Given exercise:
Up to and including the line that contains "(lsi1) at (340,157)", write out each line of the material from its first line, exactly.
....
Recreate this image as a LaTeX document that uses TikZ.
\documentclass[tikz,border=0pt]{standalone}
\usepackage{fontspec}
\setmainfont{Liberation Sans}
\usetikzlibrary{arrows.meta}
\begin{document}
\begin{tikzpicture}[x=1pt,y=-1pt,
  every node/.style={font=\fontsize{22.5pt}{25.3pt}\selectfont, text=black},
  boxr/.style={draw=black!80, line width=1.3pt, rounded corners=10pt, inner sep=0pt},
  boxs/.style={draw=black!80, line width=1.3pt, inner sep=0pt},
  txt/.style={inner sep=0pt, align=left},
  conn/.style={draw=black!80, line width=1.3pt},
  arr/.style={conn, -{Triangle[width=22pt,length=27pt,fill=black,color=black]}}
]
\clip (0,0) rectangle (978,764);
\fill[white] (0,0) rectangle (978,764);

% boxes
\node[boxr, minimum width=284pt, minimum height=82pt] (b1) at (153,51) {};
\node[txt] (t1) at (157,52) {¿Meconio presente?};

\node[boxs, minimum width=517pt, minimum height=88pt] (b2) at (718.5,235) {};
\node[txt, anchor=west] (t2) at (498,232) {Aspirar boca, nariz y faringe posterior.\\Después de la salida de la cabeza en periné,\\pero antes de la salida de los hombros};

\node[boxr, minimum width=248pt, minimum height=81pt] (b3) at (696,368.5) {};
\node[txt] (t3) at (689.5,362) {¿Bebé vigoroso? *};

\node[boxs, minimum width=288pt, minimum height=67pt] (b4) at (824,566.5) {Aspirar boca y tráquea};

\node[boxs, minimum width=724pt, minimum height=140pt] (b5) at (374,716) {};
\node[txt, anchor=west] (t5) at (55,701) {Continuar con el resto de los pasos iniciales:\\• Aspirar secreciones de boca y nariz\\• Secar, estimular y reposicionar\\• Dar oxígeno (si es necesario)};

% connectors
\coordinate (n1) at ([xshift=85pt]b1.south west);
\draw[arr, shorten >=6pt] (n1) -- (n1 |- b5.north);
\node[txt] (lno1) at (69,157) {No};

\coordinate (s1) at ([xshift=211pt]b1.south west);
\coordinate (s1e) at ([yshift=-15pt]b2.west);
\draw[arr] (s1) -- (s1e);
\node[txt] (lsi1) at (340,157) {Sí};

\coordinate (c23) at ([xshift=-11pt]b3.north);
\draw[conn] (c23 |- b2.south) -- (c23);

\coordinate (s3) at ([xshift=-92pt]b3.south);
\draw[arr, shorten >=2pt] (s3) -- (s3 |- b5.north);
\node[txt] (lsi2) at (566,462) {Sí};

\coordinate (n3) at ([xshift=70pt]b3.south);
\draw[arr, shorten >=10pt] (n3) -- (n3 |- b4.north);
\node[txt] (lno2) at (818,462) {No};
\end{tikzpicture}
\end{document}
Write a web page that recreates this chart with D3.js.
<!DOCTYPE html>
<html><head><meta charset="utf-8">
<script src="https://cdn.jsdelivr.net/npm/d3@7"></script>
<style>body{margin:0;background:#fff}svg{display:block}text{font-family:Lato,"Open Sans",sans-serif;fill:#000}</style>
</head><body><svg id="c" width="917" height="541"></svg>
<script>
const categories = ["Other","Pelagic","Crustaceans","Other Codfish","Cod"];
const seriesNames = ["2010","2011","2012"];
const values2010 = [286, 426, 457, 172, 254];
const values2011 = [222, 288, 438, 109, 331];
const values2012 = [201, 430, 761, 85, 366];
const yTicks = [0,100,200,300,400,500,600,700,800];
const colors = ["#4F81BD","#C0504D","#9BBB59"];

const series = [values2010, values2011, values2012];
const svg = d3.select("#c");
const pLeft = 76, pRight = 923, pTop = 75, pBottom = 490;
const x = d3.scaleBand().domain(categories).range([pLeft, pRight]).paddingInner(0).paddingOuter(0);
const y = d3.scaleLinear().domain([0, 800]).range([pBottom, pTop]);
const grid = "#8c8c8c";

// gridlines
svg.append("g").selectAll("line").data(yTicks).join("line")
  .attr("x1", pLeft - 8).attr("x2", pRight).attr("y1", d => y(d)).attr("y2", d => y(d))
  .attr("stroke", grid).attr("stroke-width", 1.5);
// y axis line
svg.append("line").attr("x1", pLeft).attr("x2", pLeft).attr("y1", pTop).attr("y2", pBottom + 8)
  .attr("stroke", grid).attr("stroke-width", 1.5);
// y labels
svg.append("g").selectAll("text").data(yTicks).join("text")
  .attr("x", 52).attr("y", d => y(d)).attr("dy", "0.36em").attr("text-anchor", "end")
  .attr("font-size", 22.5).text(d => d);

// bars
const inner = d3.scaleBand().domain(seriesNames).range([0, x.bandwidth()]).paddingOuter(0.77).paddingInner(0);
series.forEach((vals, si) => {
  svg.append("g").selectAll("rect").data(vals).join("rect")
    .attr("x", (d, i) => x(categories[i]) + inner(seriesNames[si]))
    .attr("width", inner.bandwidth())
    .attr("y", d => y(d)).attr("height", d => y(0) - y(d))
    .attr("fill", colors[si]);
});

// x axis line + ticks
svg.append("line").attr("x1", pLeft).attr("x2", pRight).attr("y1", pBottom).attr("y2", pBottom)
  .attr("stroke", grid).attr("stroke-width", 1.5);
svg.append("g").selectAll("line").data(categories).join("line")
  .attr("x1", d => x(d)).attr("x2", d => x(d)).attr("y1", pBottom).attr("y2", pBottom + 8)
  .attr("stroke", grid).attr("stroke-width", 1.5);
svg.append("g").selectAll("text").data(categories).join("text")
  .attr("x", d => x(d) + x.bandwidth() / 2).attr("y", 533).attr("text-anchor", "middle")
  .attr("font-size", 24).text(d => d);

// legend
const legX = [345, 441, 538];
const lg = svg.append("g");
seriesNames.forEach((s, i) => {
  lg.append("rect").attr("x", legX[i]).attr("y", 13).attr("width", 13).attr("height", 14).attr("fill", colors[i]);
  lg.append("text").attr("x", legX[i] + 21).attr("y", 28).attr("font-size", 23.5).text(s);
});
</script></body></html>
....
Exercise solution:
Recreate this image as a LaTeX document that uses TikZ.
\documentclass[tikz,border=0pt]{standalone}
\usepackage{fontspec}
\setmainfont{Liberation Sans}
\usetikzlibrary{arrows.meta}
\begin{document}
\begin{tikzpicture}[x=1pt,y=-1pt,
  every node/.style={font=\fontsize{22.5pt}{25.3pt}\selectfont, text=black},
  boxr/.style={draw=black!80, line width=1.3pt, rounded corners=10pt, inner sep=0pt},
  boxs/.style={draw=black!80, line width=1.3pt, inner sep=0pt},
  txt/.style={inner sep=0pt, align=left},
  conn/.style={draw=black!80, line width=1.3pt},
  arr/.style={conn, -{Triangle[width=22pt,length=27pt,fill=black,color=black]}}
]
\clip (0,0) rectangle (978,764);
\fill[white] (0,0) rectangle (978,764);

% boxes
\node[boxr, minimum width=284pt, minimum height=82pt] (b1) at (153,51) {};
\node[txt] (t1) at (157,52) {¿Meconio presente?};

\node[boxs, minimum width=517pt, minimum height=88pt] (b2) at (718.5,235) {};
\node[txt, anchor=west] (t2) at (498,232) {Aspirar boca, nariz y faringe posterior.\\Después de la salida de la cabeza en periné,\\pero antes de la salida de los hombros};

\node[boxr, minimum width=248pt, minimum height=81pt] (b3) at (696,368.5) {};
\node[txt] (t3) at (689.5,362) {¿Bebé vigoroso? *};

\node[boxs, minimum width=288pt, minimum height=67pt] (b4) at (824,566.5) {Aspirar boca y tráquea};

\node[boxs, minimum width=724pt, minimum height=140pt] (b5) at (374,716) {};
\node[txt, anchor=west] (t5) at (55,701) {Continuar con el resto de los pasos iniciales:\\• Aspirar secreciones de boca y nariz\\• Secar, estimular y reposicionar\\• Dar oxígeno (si es necesario)};

% connectors
\coordinate (n1) at ([xshift=85pt]b1.south west);
\draw[arr, shorten >=6pt] (n1) -- (n1 |- b5.north);
\node[txt] (lno1) at (69,157) {No};

\coordinate (s1) at ([xshift=211pt]b1.south west);
\coordinate (s1e) at ([yshift=-15pt]b2.west);
\draw[arr] (s1) -- (s1e);
\node[txt] (lsi1) at (340,157) {Sí};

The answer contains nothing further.